#### Given material
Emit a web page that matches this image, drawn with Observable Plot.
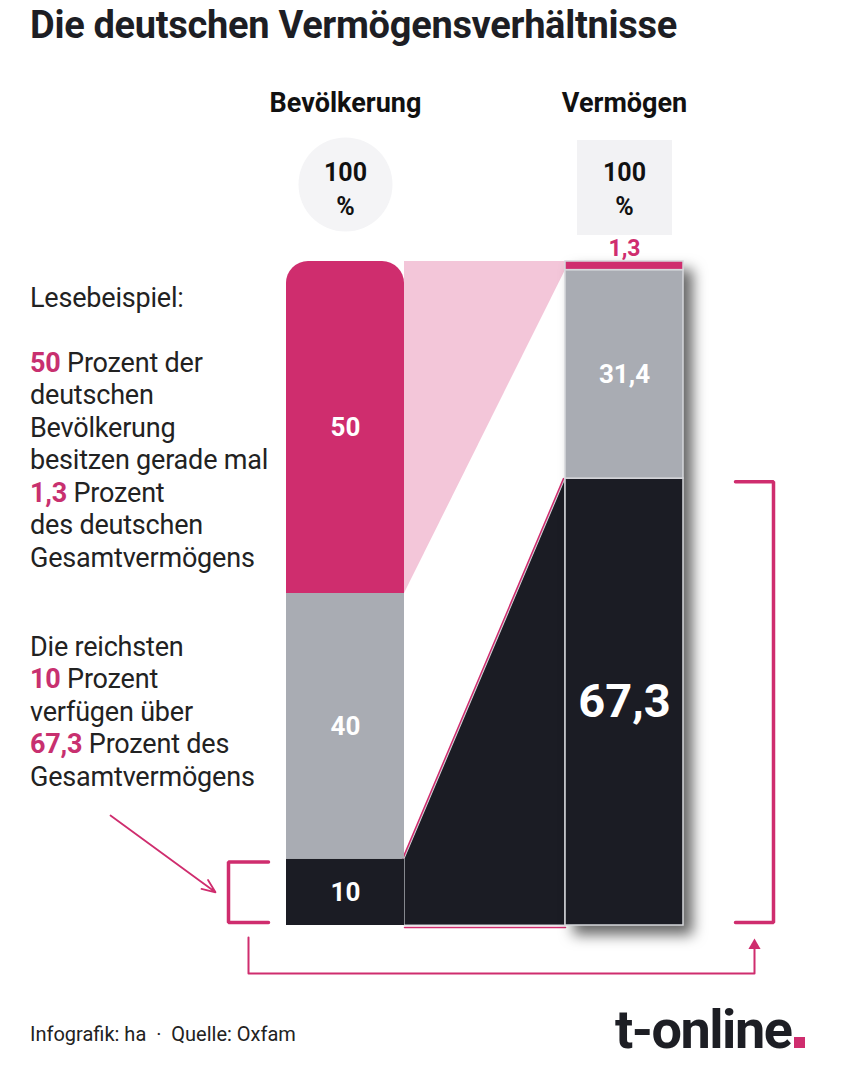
<!DOCTYPE html>
<html><head><meta charset="utf-8">
<script src="https://cdn.jsdelivr.net/npm/d3@7"></script>
<script src="https://cdn.jsdelivr.net/npm/@observablehq/plot@0.6"></script>
<style>
html,body{margin:0;padding:0;background:#fff;}
#page{position:relative;width:852px;height:1070px;overflow:hidden;font-family:Roboto,"Noto Sans",sans-serif;color:#1d1e24;}
#title{position:absolute;left:30px;top:2px;font-size:38px;line-height:46px;font-weight:700;letter-spacing:-0.3px;white-space:nowrap;}
#chart{position:absolute;left:0;top:60px;}
.note{position:absolute;left:30px;font-size:27px;line-height:32.5px;color:#222;white-space:nowrap;letter-spacing:-0.2px;}
.note b{color:#c8306f;font-weight:700;}
#footer{position:absolute;left:30px;top:1021px;font-size:20px;line-height:26px;color:#222;white-space:nowrap;}
#logo{position:absolute;left:615px;top:1000px;font-size:54px;line-height:60px;font-weight:700;letter-spacing:-1.5px;color:#1d1e24;white-space:nowrap;}
#logo span{display:inline-block;width:11px;height:11px;background:#cf2d6e;margin-left:3px;}
g[aria-description="vermoegen-bar"]{filter:drop-shadow(9px 9px 7px rgba(0,0,0,0.6));}
</style></head>
<body>
<div id="page">
  <div id="title">Die deutschen Vermögensverhältnisse</div>
  <div id="chart"></div>
  <div class="note" id="note1"></div>
  <div class="note" id="note2"></div>
  <div id="footer">Infografik: ha &nbsp;·&nbsp; Quelle: Oxfam</div>
  <div id="logo">t-online<span></span></div>
</div>
<script>
// ---------- data ----------
const groups = ["Bevölkerung", "Vermögen"];
const totals = [100, 100];
const segments = ["Untere 50 %", "Mittlere 40 %", "Reichste 10 %"]; // top to bottom
const bevoelkerung = [50, 40, 10];
const vermoegen = [1.3, 31.4, 67.3];
const segmentColors = ["#cf2d6e", "#a9acb3", "#1b1c24"];
const linkColors = ["#f3c6d9", null, "#1b1c24"];
const magenta = "#cf2d6e";

// ---------- layout ----------
const W = 852, H = 940;
const BAR_PX = 118;            // px per x unit (= bar width)
const LEFT0 = 286;             // px of left bar's left edge
const GAP = 161 / BAR_PX;      // gap between the bars (units)
const groupX = [0, 1 + GAP];
const Y_TOP = 201, Y_BOTTOM = 865;
const PX = (Y_BOTTOM - Y_TOP) / 100; // px per percent
const px = v => v / BAR_PX;          // px -> x units
const py = v => v / PX;              // px -> y units
const fmt = v => String(v).replace(".", ",");

const series = [bevoelkerung, vermoegen];
const rows = [];
series.forEach((vals, gi) => {
  let base = 0;
  for (let i = vals.length - 1; i >= 0; i--) {
    rows.push({group: groups[gi], gi, seg: segments[i], si: i, value: vals[i],
      x1: groupX[gi], x2: groupX[gi] + 1, y1: base, y2: base + vals[i]});
    base += vals[i];
  }
});
const bev = rows.filter(d => d.gi === 0), ver = rows.filter(d => d.gi === 1);
const heads = groups.map((g, i) => ({group: g, total: totals[i], x: groupX[i] + 0.5}));

// connecting shapes between both bars
const linkFor = si => {
  const a = bev.find(d => d.si === si), b = ver.find(d => d.si === si);
  return [{si, x: a.x2, y1: a.y1, y2: a.y2}, {si, x: b.x1, y1: b.y1, y2: b.y2}];
};
const pinkLink = linkFor(0), darkLink = linkFor(2);

// brackets around the richest 10 %
const richL = bev.find(d => d.si === 2), richR = ver.find(d => d.si === 2);
const inset = py(3);
const lOuter = richL.x1 - px(58), lInner = richL.x1 - px(18);
const rOuter = richR.x2 + px(90), rInner = richR.x2 + px(52);
const brackets = [
  {id: "L", x: lInner, y: richL.y2 - inset}, {id: "L", x: lOuter, y: richL.y2 - inset},
  {id: "L", x: lOuter, y: richL.y1 + inset}, {id: "L", x: lInner, y: richL.y1 + inset},
  {id: "R", x: rInner, y: richR.y2 - inset}, {id: "R", x: rOuter, y: richR.y2 - inset},
  {id: "R", x: rOuter, y: richR.y1 + inset}, {id: "R", x: rInner, y: richR.y1 + inset}
];
const lMid = (lOuter + lInner) / 2, rMid = (rOuter + rInner) / 2;
const connector = [
  {x: lMid, y: -py(12)}, {x: lMid, y: -py(48)}, {x: rMid, y: -py(48)}, {x: rMid, y: -py(20)}
];
const pointer = [{x1: lOuter - px(118), y1: richL.y1 + py(110), x2: lOuter - px(13), y2: (richL.y1 + richL.y2) / 2}];

const R = 22;
const mid = d => (d.x1 + d.x2) / 2;

const chart = Plot.plot({
  width: W, height: H,
  marginLeft: 0, marginRight: 0, marginTop: Y_TOP, marginBottom: H - Y_BOTTOM,
  x: {domain: [-LEFT0 / BAR_PX, (W - LEFT0) / BAR_PX], axis: null},
  y: {domain: [0, 100], axis: null},
  color: {type: "identity"},
  style: {fontFamily: "Roboto, sans-serif", overflow: "visible", background: "transparent"},
  marks: [
    // header shapes
    Plot.dot(heads.slice(0, 1), {x: "x", y: () => 100, dy: -77, r: 47, fill: "#f4f4f6"}),
    Plot.dot(heads.slice(1), {x: "x", y: () => 100, dy: -74, r: 53.6, symbol: "square", fill: "#f2f2f4"}),
    Plot.text(heads, {x: "x", y: () => 100, dy: -158, text: "group", fontSize: 27, fontWeight: 700, fill: "#111"}),
    Plot.text(heads, {x: "x", y: () => 100, dy: -74, text: d => d.total + "\n%", lineHeight: 1.35, fontSize: 25, fontWeight: 700, fill: "#111"}),
    // links
    Plot.areaY(pinkLink, {x: "x", y1: "y1", y2: "y2", fill: linkColors[0]}),
    Plot.areaY(darkLink, {x: "x", y1: "y1", y2: "y2", fill: linkColors[2], stroke: "#cfd0d5", strokeWidth: 1.2}),
    Plot.line(darkLink, {x: "x", y: "y2", stroke: magenta, strokeWidth: 1.5, dx: -2}),
    Plot.line(darkLink, {x: "x", y: "y1", stroke: magenta, strokeWidth: 1.5, dy: 2}),
    // bars
    Plot.rect(bev.filter(d => d.si === 0), {x1: "x1", x2: "x2", y1: "y1", y2: "y2", fill: d => segmentColors[d.si], rx: R}),
    Plot.rect(bev, {x1: "x1", x2: "x2", y1: "y1", y2: d => d.si === 0 ? d.y2 - py(R) : d.y2, fill: d => segmentColors[d.si]}),
    Plot.rect(ver, {x1: "x1", x2: "x2", y1: "y1", y2: "y2", fill: d => segmentColors[d.si], stroke: "#d6d7db", strokeWidth: 1.5, ariaDescription: "vermoegen-bar"}),
    // labels
    Plot.text(rows.filter(d => d.value >= 5), {x: mid, y: d => (d.y1 + d.y2) / 2, text: d => fmt(d.value), fill: "white", fontWeight: 700, fontSize: d => d.value > 60 ? 47 : 26}),
    Plot.text(rows.filter(d => d.value < 5), {x: mid, y: "y2", dy: -13, text: d => fmt(d.value), fill: magenta, fontWeight: 700, fontSize: 23}),
    // brackets & arrows
    Plot.line(brackets, {x: "x", y: "y", z: "id", stroke: magenta, strokeWidth: 3.5, strokeLinejoin: "miter"}),
    Plot.line(connector, {x: "x", y: "y", stroke: magenta, strokeWidth: 2}),
    Plot.dot(connector.slice(-1), {x: "x", y: "y", symbol: "triangle", r: 4.5, fill: magenta}),
    Plot.arrow(pointer, {x1: "x1", y1: "y1", x2: "x2", y2: "y2", stroke: magenta, strokeWidth: 1.8, headLength: 12, headAngle: 45})
  ]
});
document.getElementById("chart").appendChild(chart);
// fallback in case the description attribute is not emitted
chart.querySelectorAll("g").forEach(g => {
  if (g.getAttribute("aria-description") === "vermoegen-bar") g.style.filter = "drop-shadow(9px 9px 7px rgba(0,0,0,0.6))";
});

// reading example text, numbers taken from the data
const b = v => `<b>${fmt(v)}</b>`;
const n1 = document.getElementById("note1");
n1.style.top = "281.75px";
n1.innerHTML = [
  "Lesebeispiel:", "&nbsp;",
  `${b(bevoelkerung[0])} Prozent der`, "deutschen", "Bevölkerung", "besitzen gerade mal",
  `${b(vermoegen[0])} Prozent`, "des deutschen", "Gesamtvermögens"
].map(s => `<div>${s}</div>`).join("");
const n2 = document.getElementById("note2");
n2.style.top = "630.75px";
n2.innerHTML = [
  "Die reichsten", `${b(bevoelkerung[2])} Prozent`, "verfügen über",
  `${b(vermoegen[2])} Prozent des`, "Gesamtvermögens"
].map(s => `<div>${s}</div>`).join("");
</script>
</body></html>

#### What to do
In the material above, show every line where the word "page" turns up.

#### Written solution
Emit a web page that matches this image, drawn with Observable Plot.
#page{position:relative;width:852px;height:1070px;overflow:hidden;font-family:Roboto,"Noto Sans",sans-serif;color:#1d1e24;}
<div id="page">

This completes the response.